Betsy suggested The RFK Tapes, and I found the one that hooked me. I love the 60s and politics and, also, as it turns out, conspiracy theories. Go give it a listen.
So then I thought, hey, why not listen to Serial?
Bingeing these two podcasts has given me a lot to think about concerning the nature of truth and lies and memory. How can two people avow with all their hearts things which are opposites? Should we assume they are both telling the truth? Or both lying? And can we actually remember anything? Can we truly know anything that happened to us?
I was listening to Episode 7 of Serial, the one where Sarah Koenig is talking to Deirdre Enright, a lawyer who runs the Innocence Project at the University of Virginia School of Law. Koenig had Enright and her team look at the case to see what they thought of it--whether they could poke holes in it, or whether they thought there was enough evidence for a conviction.
Then Koenig asks Enright how common it is for her to have these flip flopping moments, which she, and we as the audience, constantly have. You hear one bit of testimony and you think, "Oh, he's guilty." And the next you think, "He has to be innocent. There's no way."
This is how Enright answers:
"I tell people all the time, you are juggling, and everything's in the air, and you're frozen. You have to stay there until you've eliminated all questions. Because if you come down or catch one and get attached to it, you're gonna make the same mistakes that law enforcement do."
Forgive me for the metaphor, but this felt so similar to how I feel about trying to be a Christian. If you start down the road of thinking, "Yes, Christianity is right and the Church is right," you're convinced. But if you start down the road thinking, "There are too many questions. This can't be right," then you can be equally convinced.
I think the secret is that you're juggling. I think we have the wrong idea of faith. That faith is to find the one ball that we need to hold on to, so we can let all the other ones drop.
But in Hebrews we learn that "faith is the substance of things hoped for, the evidence of things not seen." (Hebrews 11:1)
I think that means faith is the juggling. We hope one of the balls is the right one, and that there is some evidence for that, so the substance of that hope is continuing to juggle.

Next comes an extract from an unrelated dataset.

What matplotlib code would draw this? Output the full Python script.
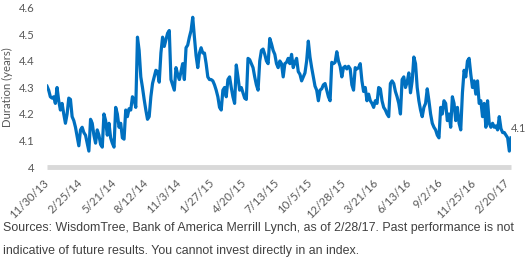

She says frozen, but she means committed. She means skin in the game. She means wholehearted. "You have to stay there until you've eliminated all questions." The thing is, I don't think we can eliminate all questions. At least not until the afterlife when we get to meet God. So we're locked into the act of juggling--frozen, committed wholeheartedly to it.
When we take shortcuts, we think we've found the right ball, when we don't do the methodical work of juggling, we make mistakes. We put the wrong things in prison. We let the wrong things go free.